When I started asking myself specific questions like, why didn’t you have someone aim a revolver at you and take a macro shot; why didn’t you do interesting closeup photos of the truly elegant Chief headdress, why didn’t you keep experimenting for that perfect angle of the spinning wheel….my answer came up the same: the people, people, people.
I underestimated the sense of “crowd intimidation” I would experience. Being “one of the crowd” seriously inhibited the photo set-up chances I was willing to take, and you will likely discover the same pressures in a similar circumstance.
What I learned: A “moving with the crowd” setting imposes fairly strict parameters, and it is difficult to be bold or innovative. If you are familiar with the event, try to go earlier or stay later to allow for crowd-free interaction and the potential for personalized attention. Explain your purpose when half a dozen other voices aren’t speaking simultaneously.
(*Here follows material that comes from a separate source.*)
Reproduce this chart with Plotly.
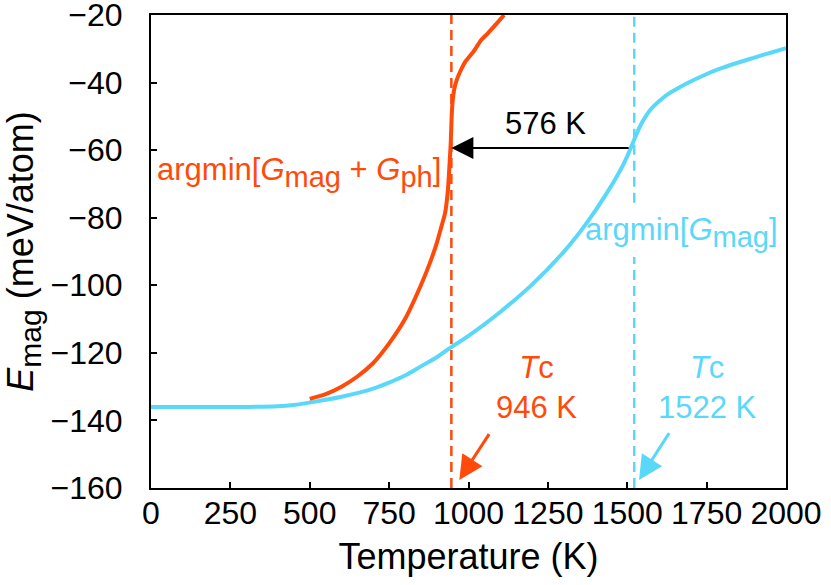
import plotly.graph_objects as go

# ---- data ----
T_mag = [0, 100, 200, 300, 400, 450, 500, 600, 700, 750, 800, 850, 900, 946, 1000,
         1100, 1200, 1300, 1372, 1435, 1488, 1540, 1560, 1577, 1600, 1624, 1650,
         1687, 1740, 1792, 1900, 2000]
E_mag = [-136, -136, -136, -136, -135.8, -135.4, -134.7, -133.0, -130.6, -128.8,
         -126.7, -124.0, -121.3, -118.3, -115.0, -107.9, -99.8, -90.1, -81.6, -72.8,
         -64.2, -53.0, -49.7, -47.6, -45.5, -43.7, -42.2, -40.3, -37.9, -35.9,
         -32.6, -29.8]

T_ph = [500, 550, 600, 650, 700, 750, 800, 850, 880, 900, 915, 926, 935, 941, 944,
        947, 950, 955, 963, 975, 990, 1015, 1040, 1060, 1089, 1112]
E_ph = [-133.6, -132.2, -130.0, -127.0, -123.0, -117.2, -110.0, -100.0, -93.0, -87.5,
        -82.5, -78.7, -72.0, -63.0, -58.0, -50.0, -45.5, -42.0, -39.2, -36.5, -33.8,
        -30.9, -27.4, -25.5, -22.5, -20.0]

Tc_ph = 946
Tc_mag = 1522
T_arrow_tail = 1509
E_arrow = -59.4
shift_label = "576 K"
label_gap = (-91.6, -75.6)   # where the cyan dashed line is hidden by its label

x_ticks = [0, 250, 500, 750, 1000, 1250, 1500, 1750, 2000]
y_ticks = [-160, -140, -120, -100, -80, -60, -40, -20]

ORANGE = "#FF4A0A"
CYAN = "#5AD8FA"
FONT = "Liberation Sans, Arial, Helvetica, sans-serif"
SUB = '<sub><span style="font-size:29px">%s</span></sub>'

fig = go.Figure()

# dashed vertical Tc lines
fig.add_trace(go.Scatter(x=[Tc_ph, Tc_ph], y=[-160, -20], mode="lines",
                         line=dict(color=ORANGE, width=2.5, dash="10px,6px"),
                         hoverinfo="skip", showlegend=False))
fig.add_trace(go.Scatter(x=[Tc_mag, Tc_mag, None, Tc_mag, Tc_mag],
                         y=[-160, label_gap[0], None, label_gap[1], -20], mode="lines",
                         line=dict(color=CYAN, width=2.5, dash="10px,6px"),
                         hoverinfo="skip", showlegend=False))

fig.add_trace(go.Scatter(x=T_mag, y=E_mag, mode="lines",
                         line=dict(color=CYAN, width=4, shape="spline", smoothing=1.0),
                         showlegend=False))
fig.add_trace(go.Scatter(x=T_ph, y=E_ph, mode="lines",
                         line=dict(color=ORANGE, width=4, shape="spline", smoothing=0.5),
                         showlegend=False))

ann = []
# shift arrow
ann.append(dict(x=Tc_ph, y=E_arrow, ax=T_arrow_tail, ay=E_arrow, axref="x", ayref="y",
                xref="x", yref="y", text="", showarrow=True, arrowhead=2,
                arrowsize=2.2, arrowwidth=2, arrowcolor="black"))
ann.append(dict(x=1244, y=-52.1, xref="x", yref="y", text=shift_label,
                showarrow=False, font=dict(size=31, color="black", family=FONT)))
# curve labels
ann.append(dict(x=920, y=-66.5, xref="x", yref="y", xanchor="right",
                text="argmin[<i>G</i>" + SUB % "mag" + " + <i>G</i>" + SUB % "ph" + "]",
                showarrow=False, font=dict(size=31, color=ORANGE, family=FONT)))
ann.append(dict(x=1671, y=-84.5, xref="x", yref="y",
                text="argmin[<i>G</i>" + SUB % "mag" + "]",
                showarrow=False, font=dict(size=31, color=CYAN, family=FONT)))
# Tc labels
ann.append(dict(x=1215, y=-130.4, xref="x", yref="y",
                text="<i>T</i>c<br>%d K" % Tc_ph,
                showarrow=False, font=dict(size=31, color=ORANGE, family=FONT)))
ann.append(dict(x=1754, y=-130.4, xref="x", yref="y",
                text="<i>T</i>c<br>%d K" % Tc_mag,
                showarrow=False, font=dict(size=31, color=CYAN, family=FONT)))
# Tc pointer arrows
ann.append(dict(x=971, y=-157.6, ax=1068, ay=-143.6, axref="x", ayref="y",
                xref="x", yref="y", text="", showarrow=True, arrowhead=2,
                arrowsize=1.6, arrowwidth=3, arrowcolor=ORANGE))
ann.append(dict(x=1537, y=-157.6, ax=1635, ay=-143.3, axref="x", ayref="y",
                xref="x", yref="y", text="", showarrow=True, arrowhead=2,
                arrowsize=1.6, arrowwidth=3, arrowcolor=CYAN))

fig.update_layout(
    width=831, height=585,
    margin=dict(l=151, r=45, t=15, b=97),
    plot_bgcolor="white", paper_bgcolor="white",
    font=dict(family=FONT, color="black", size=32),
    annotations=ann,
    showlegend=False,
)
fig.update_xaxes(range=[0, 2000], tickvals=x_ticks, ticks="inside", ticklen=6,
                 tickwidth=2, tickcolor="black", showline=True, linewidth=2,
                 linecolor="black", mirror=True, showgrid=False, zeroline=False,
                 automargin=False,
                 tickfont=dict(size=32), ticklabelstandoff=-4, ticklabeloverflow="allow",
                 title=dict(text="Temperature (K)", font=dict(size=36), standoff=13))
fig.update_yaxes(range=[-160, -20], tickvals=y_ticks, ticks="inside", ticklen=6,
                 tickwidth=2, tickcolor="black", showline=True, linewidth=2,
                 linecolor="black", mirror=True, showgrid=False, zeroline=False,
                 automargin=False,
                 tickfont=dict(size=32), ticklabelstandoff=20, ticklabeloverflow="allow",
                 title=dict(text="<i>E</i>" + '<sub><span style="font-size:30px">mag</span></sub>'
                            + " (meV/atom)", font=dict(size=36), standoff=24))

fig.write_html("out.html", config={"displayModeBar": False},
               post_script="document.body.style.margin='0px';document.body.style.padding='0px';")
Secondly: examine the event surroundings for creative perspective. I captured lovely reflections on the same pond where I unsuccessfully stalked dragonflies. And in the tall grasses surrounding the parking lot, I discovered the biggest “puff balls” I had ever seen, and created some really interesting photos.
I was a bit disappointed, yes. But I also discovered that my photo event was not the event I came to photograph…and pulling away from the crowd freed my ability to look at subjects with increased creative perspective.